Dinamo has a gift with young players, an ability to shape them into who they need to be for a winning team, and it seems patently unfair for all that hard-hewn talent to just be sold off to better-known Euro sides. A large part of Dinamo’s youth development plan has been—and this is no secret—the dramatic cultivation of home-grown talent to augment the club and to counter the prevailing Euro trend of simply buying from abroad top-notch players. Instead of throwing transfer money at the problem as have many Premire League sides (to say nothing of the Bundesliga), Dinamo has taken a wise and uncanny approach to crafting its youth divisions into some of the best places to learn football in Europe today.
The powerful, physical, Croatian style of play has been coupled with a dramatic and complex intelligence about the game, producing players who at fifteen or sixteen embody skills at the level ready to go on to a well-regarded team.
For Ante, whether he leaves Dinamo or not (and the signs are certainly that he will, and soon, considering that Bayern and Barça both—plus other clubs—have expressed a solid interest and Ante has his experience in Germany already) he’s still at the very onset of his pro career.

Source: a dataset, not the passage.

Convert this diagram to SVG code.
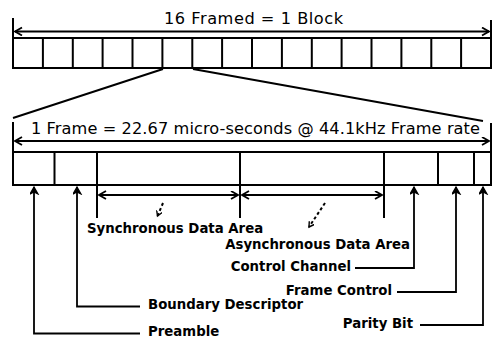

Indeed, he has a leg up on the competition simply via getting such remarkable experience under his belt at this age.
Granted, he didn’t enter the spotlight quite as quickly as Martin Ødegaard, the sixteen year-old Norwegian who plays now for Real Madrid, but Ante still is on the fast path to certain stardom. As talented as Ante is, perhaps the real news story at hand is the success of both Dinamo’s training program and that of the Croatian National Team has come to the level where putting forth young athletes of this caliber is not only not surprising anymore, but actually expected.
While there has been criticism that Dinamo via this system more or less fields the National Team—and it’s true the U-17 team normally is a majority of Dinamo players—it’s clear the system is producing some of the finest young players in Europe currently.